A weekly educational conference is provided by the Department of Colon and Rectal Surgery. Presentations include core curriculum topics, interesting case presentations, morbidity and mortality presentations, CREST modules, and a weekly Tumor Board.
A journal club is held monthly.
The colon and rectal surgery fellow is also invited to attend the various conferences presented by the Department of Surgery as he or she finds appropriate.
A research project is required for completion of the program. Recent poster and podium presentations have been made at the meetings of the Michigan Society of Colon and Rectal Surgery as well as the American Society of Colon and Rectal Surgery.
Ample clinical material allows for a wide spectrum of potential clinical research projects.
A colon and rectal surgery conference is held every Monday morning and the general schedule is as follows:
- 1st Monday – Fellow lecture given to general surgery residents
- 2nd Monday – Interesting Case Conference/Indications Conference
- 3rd Monday – Attending lecture/CREST review
- 4th Monday – Morbidity and Mortality
Multidisciplinary Tumor Board/Rectal Cancer conference is held on Wednesday mornings.
Journal Club is held on the first Wednesday of the month from September to May.
Supervisory Lines of Responsibility
- The individual patient care activities of the colon and rectal surgery fellow are to be performed under the direct supervision of the specific faculty member involved with each case.
- Clinic patients are the primary responsibility of the colon and rectal surgery fellow under the supervision of the faculty member assigned to the clinic according to schedule.
- The colon and rectal surgery fellow will be informed as to the faculty night and weekend call schedule to expedite patient care during those times.
- The program director will be responsible for the program requirements as described in the Graduate Medical Education Directory.
- The departmental chairman will be responsible for the administrative program of the Department of Colon and Rectal Surgery.

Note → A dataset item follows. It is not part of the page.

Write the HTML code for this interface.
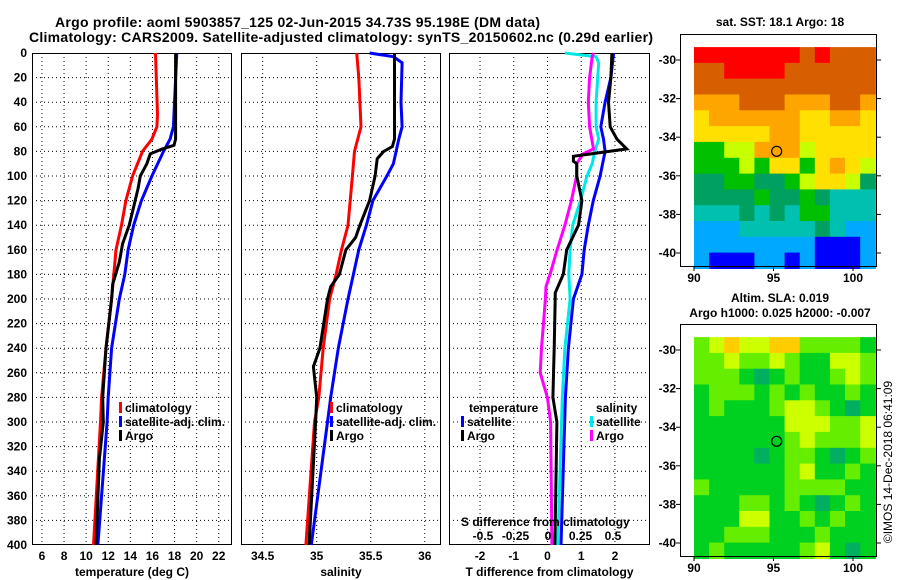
<!DOCTYPE html>
<html><head><meta charset="utf-8"><style>
html,body{margin:0;padding:0;background:#fff}
svg{display:block;font-family:"Liberation Sans",Arial,sans-serif;font-weight:bold}
</style></head><body>
<svg id="c" width="900" height="580" viewBox="0 0 900 580" xmlns="http://www.w3.org/2000/svg">
<text x="55" y="27" font-size="14" textLength="485">Argo profile: aoml 5903857_125 02-Jun-2015 34.73S 95.198E (DM data)</text>
<text x="29" y="42" font-size="14" textLength="624">Climatology: CARS2009. Satellite-adjusted climatology: synTS_20150602.nc (0.29d earlier)</text>
<g id="g"></g>
</svg>
<script>
// ---- data ----
const depthTicks=[0,20,40,60,80,100,120,140,160,180,200,220,240,260,280,300,320,340,360,380,400];
const tTicks=[6,8,10,12,14,16,18,20,22];
const sTicks=[34.5,35,35.5,36];
const dTTicks=[-2,-1,0,1,2];
const dSTicks=[-0.5,-0.25,0,0.25,0.5];
const dSTickLabels=["-0.5","-0.25","0","0.25","0.5"];
const lonTicks=[90,95,100];
const latTicks=[-30,-32,-34,-36,-38,-40];

const tClimD=[0,50,60,70,80,100,120,140,160,180,200,240,280,300,400];
const tClimV=[16.28,16.46,16.4,15.95,15.1,14.2,13.6,13.2,12.7,12.5,12.3,11.8,11.4,11.3,10.67];
const tSatD=[0,60,70,80,100,120,140,160,180,200,240,280,300,400];
const tSatV=[18.2,17.9,17.6,17.0,15.95,15.0,14.3,13.8,13.5,13.0,12.3,12.0,11.9,11.06];
const tArgoD=[0,70,75,78,82,90,100,110,125,140,155,170,188,200,240,280,300,330,400];
const tArgoV=[18.1,18.1,17.95,16.9,15.8,15.5,14.9,14.7,14.3,13.9,13.3,13.0,12.4,12.3,11.8,11.5,11.55,11.2,10.9];

const sClimD=[0,20,60,80,100,140,160,180,200,240,280,300,400];
const sClimV=[35.37,35.39,35.41,35.35,35.33,35.29,35.23,35.18,35.12,35.06,35.02,34.98,34.9];
const sSatD=[0,3,8,40,60,70,90,100,120,140,160,180,200,240,280,300,400];
const sSatV=[35.49,35.71,35.79,35.78,35.79,35.76,35.71,35.65,35.52,35.46,35.39,35.34,35.29,35.2,35.13,35.1,34.95];
const sArgoD=[0,70,76,80,86,100,120,140,150,160,180,190,200,240,255,280,300,400];
const sArgoV=[35.72,35.72,35.7,35.62,35.56,35.54,35.49,35.4,35.36,35.27,35.21,35.13,35.1,35.03,34.97,35.0,34.99,34.93];

const dTSatD=[0,20,40,60,70,80,100,120,140,160,180,200,240,280,400];
const dTSatV=[1.96,1.88,1.71,1.58,1.66,1.71,1.56,1.36,1.21,1.09,1.02,0.77,0.62,0.53,0.40];
const dTArgoD=[0,20,40,60,70,78,81,84,88,90,100,120,140,160,180,195,200,240,280,300,400];
const dTArgoV=[1.91,1.88,1.81,1.86,2.06,2.35,1.56,0.77,0.77,0.87,0.87,1.02,0.92,0.57,0.47,0.23,0.23,0.2,0.16,0.28,0.22];
const dSSatD=[0,3,8,40,60,70,80,90,100,120,140,160,180,200,240,280,400];
const dSSatV=[0.13,0.37,0.39,0.37,0.37,0.39,0.36,0.34,0.30,0.25,0.19,0.17,0.16,0.17,0.13,0.11,0.075];
const dSArgoD=[0,3,20,40,60,72,78,82,90,100,120,140,160,180,190,200,240,260,280,300,400];
const dSArgoV=[0.35,0.34,0.32,0.31,0.32,0.34,0.35,0.27,0.22,0.22,0.18,0.13,0.07,0.015,-0.015,-0.02,-0.05,-0.06,-0.005,0.02,0.03];

const sstColors=["#ff0000","#d85f00","#ffa500","#ffe000","#c8ff00","#00c000","#00a060","#00c0b0","#00a8ff","#0000ff"];
const sstGrid=[
[0,0,0,0,0,0,0,1,0,1,1,1],
[1,1,0,0,0,0,1,1,1,1,1,1],
[1,1,1,1,1,1,1,1,1,1,1,1],
[2,2,2,1,1,1,2,2,2,1,1,2],
[3,2,2,2,2,2,2,3,3,2,2,3],
[3,3,3,3,3,2,2,3,3,3,3,3],
[5,5,4,4,2,2,2,4,3,3,3,3],
[5,5,5,4,5,3,3,5,3,2,3,4],
[6,6,5,5,6,6,5,4,3,3,4,6],
[6,6,6,6,5,6,6,5,6,7,7,7],
[7,7,7,6,7,6,7,5,5,7,7,7],
[8,8,8,7,7,7,7,7,6,7,8,8],
[8,8,8,8,8,8,8,8,9,9,9,8],
[8,9,9,9,8,8,9,8,9,9,9,8]];
const slaColors=["#00b060","#00d020","#66ee00","#ccff00","#ffcc00"];
const slaGrid=[
[2,3,4,3,3,4,4,2,2,2,2,1],
[2,2,3,2,2,3,2,1,1,3,3,2],
[2,2,2,1,0,1,2,1,1,2,3,2],
[1,2,2,2,1,2,1,2,1,1,2,1],
[1,2,1,1,1,2,3,3,2,1,0,1],
[1,1,1,1,1,1,3,3,3,2,2,3],
[1,1,1,1,1,1,2,3,2,2,2,3],
[1,1,1,1,0,1,2,2,1,0,1,2],
[1,1,1,1,1,1,2,3,1,1,2,1],
[2,1,1,1,1,1,2,2,2,2,1,1],
[1,1,1,2,2,1,2,1,0,1,2,1],
[1,1,1,3,3,1,1,2,1,2,1,1],
[1,1,2,2,2,1,1,1,2,1,1,1],
[1,2,1,1,1,1,1,2,3,1,0,1]];
const argoLon=[95.2];
const argoLat=[-34.73];

// ---- drawing ----
const NS='http://www.w3.org/2000/svg';
const G=document.getElementById('g');
function mk(tag,attrs,parent){const e=document.createElementNS(NS,tag);for(const k in attrs)e.setAttribute(k,attrs[k]);(parent||G).appendChild(e);return e;}
const yTop=53,yBot=545;
const yD=d=>yTop+d/400*(yBot-yTop);
function lin(d0,d1,r0,r1){return v=>r0+(v-d0)/(d1-d0)*(r1-r0);}
const panels=[
 {x0:32,x1:232,sc:lin(5.1,23.2,32,232),ticks:tTicks,labels:tTicks.map(String),title:'temperature (deg C)',name:'temperature-panel'},
 {x0:241,x1:441,sc:lin(34.3,36.15,241,441),ticks:sTicks,labels:["34.5","35","35.5","36"],title:'salinity',name:'salinity-panel'},
 {x0:449,x1:650,sc:lin(-2.92,3.04,449,650),ticks:dTTicks,labels:dTTicks.map(String),title:'T difference from climatology',name:'difference-panel'}
];
panels.forEach((p,pi)=>{
 const g=mk('g',{});
 
 
 depthTicks.forEach(d=>{
  const y=yD(d);
  if(d>0&&d<400){const l=mk('line',{x1:p.x0,x2:p.x1,y1:y,y2:y,stroke:'#000','stroke-width':1,'stroke-dasharray':'1,3'},g);
  }
  if(pi===0){const t=mk('text',{x:27,y:y+4,'font-size':12,'text-anchor':'end'},g);t.textContent=d;
  }
 });
 p.ticks.forEach((v,i)=>{
  const x=p.sc(v);
  const l=mk('line',{x1:x,x2:x,y1:yTop,y2:yBot,stroke:'#000','stroke-width':1,'stroke-dasharray':'1,3'},g);
  
  const t=mk('text',{x:x,y:560,'font-size':12,'text-anchor':'middle'},g);t.textContent=p.labels[i];
  
 });
 const r=mk('rect',{x:p.x0+0.5,y:yTop+0.5,width:p.x1-p.x0-1,height:yBot-yTop-1,fill:'none',stroke:'#000','stroke-width':1},g);
 
 const tt=mk('text',{x:(p.x0+p.x1)/2,y:576,'font-size':12,'text-anchor':'middle'},g);tt.textContent=p.title;
 
});
const sScale=lin(0,0.5,548,613);
function series(D,V,sc,color,name){
 const pts=D.map((d,i)=>sc(V[i]).toFixed(1)+','+yD(d).toFixed(1)).join(' ');
 const pl=mk('polyline',{points:pts,fill:'none',stroke:color,'stroke-width':3,'stroke-linejoin':'miter'});
 
 
}
series(tClimD,tClimV,panels[0].sc,'#ff0000','temperature-climatology-line');
series(tSatD,tSatV,panels[0].sc,'#0000ff','temperature-satellite-line');
series(tArgoD,tArgoV,panels[0].sc,'#000000','temperature-argo-line');
series(sClimD,sClimV,panels[1].sc,'#ff0000','salinity-climatology-line');
series(sSatD,sSatV,panels[1].sc,'#0000ff','salinity-satellite-line');
series(sArgoD,sArgoV,panels[1].sc,'#000000','salinity-argo-line');
series(dSSatD,dSSatV,sScale,'#00e8e8','s-diff-satellite-line');
series(dSArgoD,dSArgoV,sScale,'#ff00ff','s-diff-argo-line');
series(dTSatD,dTSatV,panels[2].sc,'#0000ff','t-diff-satellite-line');
series(dTArgoD,dTArgoV,panels[2].sc,'#000000','t-diff-argo-line');

function legend(x,y,color,label,name){
 const g=mk('g',{});
 
 
 mk('rect',{x:x,y:y-10,width:3,height:11,fill:color},g);
 const t=mk('text',{x:x+6,y:y,'font-size':12},g);t.textContent=label;
}
legend(119,412,'#ff0000','climatology','legend-climatology');
legend(119,426,'#0000ff','satellite-adj. clim.','legend-satellite-adj');
legend(119,440,'#000000','Argo','legend-argo');
legend(330,412,'#ff0000','climatology','legend-climatology-2');
legend(330,426,'#0000ff','satellite-adj. clim.','legend-satellite-adj-2');
legend(330,440,'#000000','Argo','legend-argo-2');
let t=mk('text',{x:469,y:412,'font-size':12});t.textContent='temperature';

t=mk('text',{x:596,y:412,'font-size':12});t.textContent='salinity';

legend(461,426,'#0000ff','satellite','legend-t-satellite');
legend(461,440,'#000000','Argo','legend-t-argo');
legend(590,426,'#00e8e8','satellite','legend-s-satellite');
legend(590,440,'#ff00ff','Argo','legend-s-argo');
t=mk('text',{x:461,y:526,'font-size':12});t.textContent='S difference from climatology';

dSTicks.forEach((v,i)=>{const e=mk('text',{x:sScale(v),y:540,'font-size':12,'text-anchor':'middle'});e.textContent=dSTickLabels[i];
 });

// maps
function map(top,grid,colors,name,titles){
 const g=mk('g',{});
 
 
 const fx0=680,fx1=877,fy0=top,fy1=top+233;
 const lonS=lin(90,100,694,853), latS=lin(-30,-40,top+26,top+219);
 const lon0=90,lon1=101.4,lat0=-29.33,lat1=-40.8;
 const nr=grid.length,nc=grid[0].length;
 grid.forEach((row,ri)=>row.forEach((v,ci)=>{
  const xa=lonS(lon0+(lon1-lon0)*ci/nc), xb=lonS(lon0+(lon1-lon0)*(ci+1)/nc);
  const ya=latS(lat0+(lat1-lat0)*ri/nr), yb=latS(lat0+(lat1-lat0)*(ri+1)/nr);
  const c=mk('rect',{x:xa.toFixed(1),y:ya.toFixed(1),width:(xb-xa+0.6).toFixed(1),height:(yb-ya+0.6).toFixed(1),fill:colors[v]},g);
  
  
 }));
 mk('rect',{x:fx0+0.5,y:fy0+0.5,width:fx1-fx0-1,height:fy1-fy0-1,fill:'none',stroke:'#000'},g);
 lonTicks.forEach(v=>{const x=lonS(v);mk('line',{x1:x,x2:x,y1:fy1,y2:fy1+4,stroke:'#000'},g);
  const e=mk('text',{x:x,y:fy1+15,'font-size':12,'text-anchor':'middle'},g);e.textContent=v;
  });
 latTicks.forEach(v=>{const y=latS(v);mk('line',{x1:fx0-4,x2:fx0,y1:y,y2:y,stroke:'#000'},g);mk('line',{x1:fx1,x2:fx1+4,y1:y,y2:y,stroke:'#000'},g);
  const e=mk('text',{x:fx0-4,y:y+4,'font-size':12,'text-anchor':'end'},g);e.textContent=v;
  });
 argoLon.forEach((lo,i)=>{const c=mk('circle',{cx:lonS(lo),cy:latS(argoLat[i]),r:5,fill:'none',stroke:'#000','stroke-width':1.2},g);
  });
 titles.forEach((s,i)=>{const e=mk('text',{x:780,y:s[1],'font-size':12,'text-anchor':'middle'},g);e.textContent=s[0];
  });
}
map(34,sstGrid,sstColors,'sst-map',[['sat. SST: 18.1 Argo: 18',26]]);
map(324,slaGrid,slaColors,'sla-map',[['Altim. SLA: 0.019',302],['Argo h1000: 0.025 h2000: -0.007',317]]);
t=mk('text',{x:0,y:0,'font-size':12,'font-weight':'normal','text-anchor':'middle',transform:'translate(892,462) rotate(-90)'});
t.textContent='©IMOS 14-Dec-2018 06:41:09';

</script>
</body></html>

Duty Hour and Moonlighting Policy
- The colon and rectal surgery fellow will not be on duty for more than 80 hours per week averaged over 4 weeks.

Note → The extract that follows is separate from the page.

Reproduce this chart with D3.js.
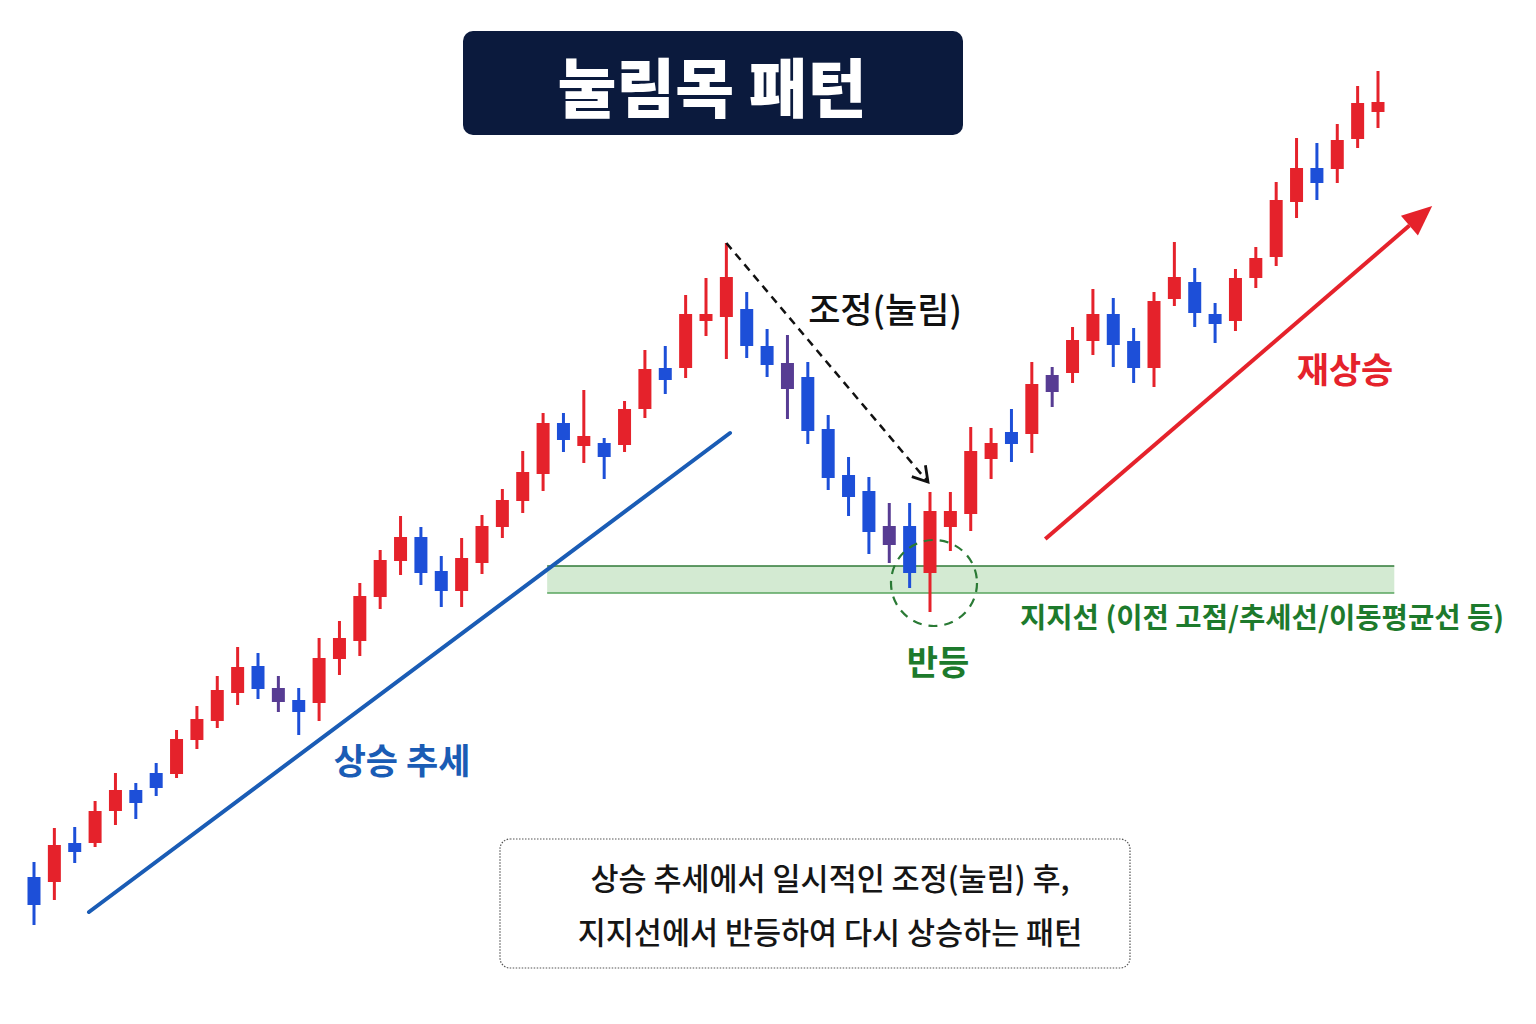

- The program does not require in-house call.
- The fellow will have at least one day in seven free from all educational and clinical responsibilities averaged over 4 weeks.
- The fellow may be called in from home on a very limited basis but this will not occur on days off. The indications for call-ins are expected to be evaluation of patients in the emergency room or for emergency surgical cases. These specific
call-ins will be at the discretion of the faculty for interesting or unusual patients deemed to be of educational value. The vast majority of the weekend consults and emergencies are handled by the in-house general surgery residents.
- It is the policy of the Colon and Rectal Surgery Department to not allow either external or internal moonlighting.
- The fellow’s weekly duty hours will assume to be from 6:00 am to 6:00 pm. The fellow is asked to count any duty hours beyond 6:00 pm and also to account for any weekend duty hours. The fellow is also asked to log telephone calls
and returns to the hospital to tend to patient evaluations and surgical procedures. This log will be reviewed on a monthly basis by the program director.
Beaumont cares for a unique population of patients. We are one of the largest health care providers in the state of Michigan and attract a large number of newly diagnosed cancer patients from self-referrals as well as tertiary
referrals to our center. Our patients are ethnically diverse, representing the broad spectrum of cultures from the greater Detroit suburbs and outlying communities.
For the purposes of vacation policy, a “week” is defined as seven (7) consecutive days. All fellows will receive four (4) weeks paid vacation including educational leave for one approved conference per academic year. No fellow
should be denied a legitimate request for vacation time, provided such request does not compromise patient safety. All vacation requests must be received no later than the first day of the preceding month.